Mon, Jan 14 08:39 PM

Letting go, and keeping the Happiness

 

I have come to understand more parts of myself and the behaviors that result from several of these. I also notice as I have been moving ahead in some area’s, I was still applying old habits and negative talk to myself in other ones that I was finding difficult to confront.

I realize, I no longer want to look at things and see what is missing.

I am changing that thought pattern and breaking that wall.

I will enjoy all that I can bring into my life.

I will no longer grieve for what is not a part of my life in the ,” I can’t have that anymore” way.
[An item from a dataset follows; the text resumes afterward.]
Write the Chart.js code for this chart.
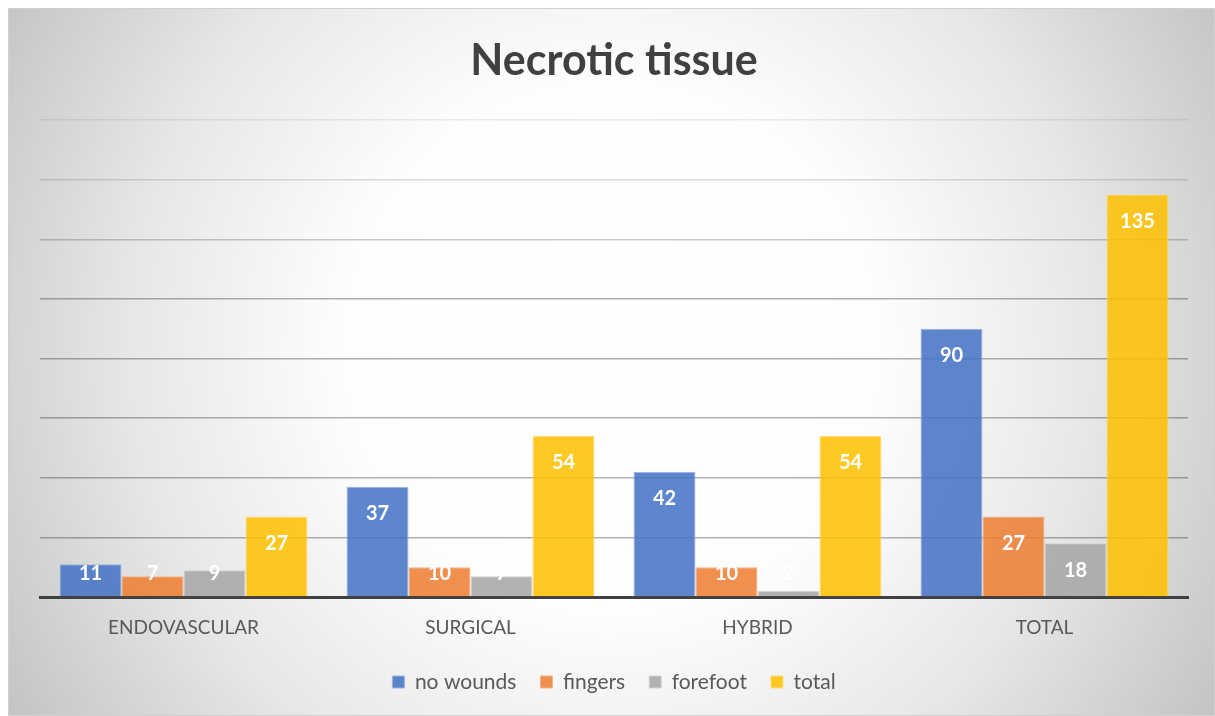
<!DOCTYPE html>
<html>
<head>
<meta charset="utf-8">
<title>Necrotic tissue</title>
<script src="https://cdn.jsdelivr.net/npm/chart.js@4.4.1/dist/chart.umd.min.js"></script>
<style>
  html, body { margin: 0; padding: 0; background: #ffffff; }
  #wrap { position: relative; width: 1215px; height: 716px; }
  canvas { display: block; }
</style>
</head>
<body>
<div id="wrap"><canvas id="chart" width="1215" height="716"></canvas></div>
<script>
// Category groups and series values
const categories = ['ENDOVASCULAR', 'SURGICAL', 'HYBRID', 'TOTAL'];
const noWounds = [11, 37, 42, 90];
const fingers  = [7, 10, 10, 27];
const forefoot = [9, 7, 2, 18];
const total    = [27, 54, 54, 135];
const seriesNames = ['no wounds', 'fingers', 'forefoot', 'total'];

const fills   = ['rgba(68,114,196,0.86)', 'rgba(237,125,49,0.86)', 'rgba(165,165,165,0.86)', 'rgba(255,192,0,0.86)'];
const borders = ['#9db4e0', '#f4b48a', '#d2d2d2', '#ffdc7a'];

// Radial grey-to-white backdrop behind the whole chart
const backdrop = {
  id: 'backdrop',
  beforeDraw(chart) {
    const ctx = chart.ctx;
    const x0 = 8, y0 = 8, x1 = chart.width, y1 = chart.height;
    const cx = (x0 + x1) / 2, cy = (y0 + y1) / 2 - 15;
    ctx.save();
    ctx.fillStyle = '#ffffff';
    ctx.fillRect(0, 0, chart.width, chart.height);
    const g = ctx.createRadialGradient(cx, cy, 0, cx, cy, 710);
    g.addColorStop(0, '#ffffff');
    g.addColorStop(0.38, '#fdfdfd');
    g.addColorStop(0.68, '#e7e7e7');
    g.addColorStop(1, '#c3c3c3');
    ctx.fillStyle = g;
    ctx.fillRect(x0, y0, x1 - x0, y1 - y0);
    ctx.strokeStyle = '#d0d0d0';
    ctx.lineWidth = 1;
    ctx.strokeRect(x0 + 0.5, y0 + 0.5, x1 - x0 - 1, y1 - y0 - 1);
    ctx.restore();
  }
};

// White value labels near the top of each bar
const valueLabels = {
  id: 'valueLabels',
  afterDatasetsDraw(chart) {
    const ctx = chart.ctx;
    const base = chart.scales.y.getPixelForValue(0);
    ctx.save();
    ctx.font = 'bold 20px Lato, "Open Sans", sans-serif';
    ctx.fillStyle = '#ffffff';
    ctx.textAlign = 'center';
    ctx.textBaseline = 'middle';
    chart.data.datasets.forEach((ds, i) => {
      chart.getDatasetMeta(i).data.forEach((bar, j) => {
        const y = Math.min(bar.y + 27, base - 23);
        ctx.fillText(String(ds.data[j]), bar.x, y);
      });
    });
    ctx.restore();
  }
};

const gridAlpha = v => (v >= 160 ? 0.07 : v >= 140 ? 0.13 : v >= 120 ? 0.2 : 0.3);

new Chart(document.getElementById('chart'), {
  type: 'bar',
  data: {
    labels: categories,
    datasets: [noWounds, fingers, forefoot, total].map((d, i) => ({
      label: seriesNames[i],
      data: d,
      backgroundColor: fills[i],
      borderColor: borders[i],
      borderWidth: 1,
      barPercentage: 1,
      categoryPercentage: 0.864
    }))
  },
  options: {
    responsive: false,
    animation: false,
    layout: { padding: { left: 40, right: 27, top: 8, bottom: 13.5 } },
    plugins: {
      title: {
        display: true,
        text: 'Necrotic tissue',
        color: '#404040',
        font: { family: 'Lato, "Open Sans", sans-serif', size: 43, weight: 'bold', lineHeight: 1.2 },
        padding: { top: 27, bottom: 33.5 }
      },
      legend: {
        position: 'bottom',
        labels: {
          color: '#595959',
          font: { family: 'Lato, "Open Sans", sans-serif', size: 21 },
          boxWidth: 12,
          boxHeight: 12,
          padding: 24,
          generateLabels(chart) {
            return chart.data.datasets.map((ds, i) => ({
              text: ds.label,
              fillStyle: fills[i],
              strokeStyle: borders[i],
              lineWidth: 1,
              fontColor: '#595959',
              datasetIndex: i,
              hidden: false
            }));
          }
        }
      },
      tooltip: { enabled: false }
    },
    scales: {
      x: {
        grid: { display: false, drawTicks: false },
        border: { display: true, color: '#404040', width: 3 },
        ticks: {
          color: '#595959',
          padding: 19.6,
          font: { family: 'Lato, "Open Sans", sans-serif', size: 19 }
        },
        afterFit(scale) { scale.height = 50.5; }
      },
      y: {
        min: 0,
        max: 160,
        ticks: { display: false, stepSize: 20 },
        border: { display: false },
        grid: {
          drawTicks: false,
          lineWidth: 1.5,
          color: c => (c.tick && c.tick.value === 0) ? 'rgba(0,0,0,0)' : 'rgba(0,0,0,' + gridAlpha(c.tick ? c.tick.value : 0) + ')'
        }
      }
    }
  },
  plugins: [backdrop, valueLabels]
});
</script>
</body>
</html>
I will allow myself times of sadness, and redirect to the Happy and Wonderful times. What comes and goes through my life is what I make it, and how I remember them.

I will no longer continue to dwell in only the loss of what I felt or thought is missing, taken or no longer in my life. I am putting value on what there was and what I learned.

I have used that old way of thinking in many area’s for to long, and I will not give it the power ANYMORE!!

I will think of the good times when I have thoughts of people that are gone from my life, the things I learned and how grateful I was to have shared with them.

I will no longer be mad and angry at myself; I will not allow the backward thinking of what was not done.

I will not avoid things that I shared and are tied to happy thoughts, because of that old way of thinking, that always made me feel worse, to the point I went to .”Out Of Site Out Of Mind”

I will enjoy those things with the happy times and thoughts.

I will not give the fear of being sad the power to erase all the Good and Happiness that exist.

I will share those good things and thoughts with all the love that surrounds them in my heart for what they are, and not the pain of them being gone.

 

I will accept what I can not change and let it go.

I can change this!

I will keep, share, enjoy all that I can each and every day!!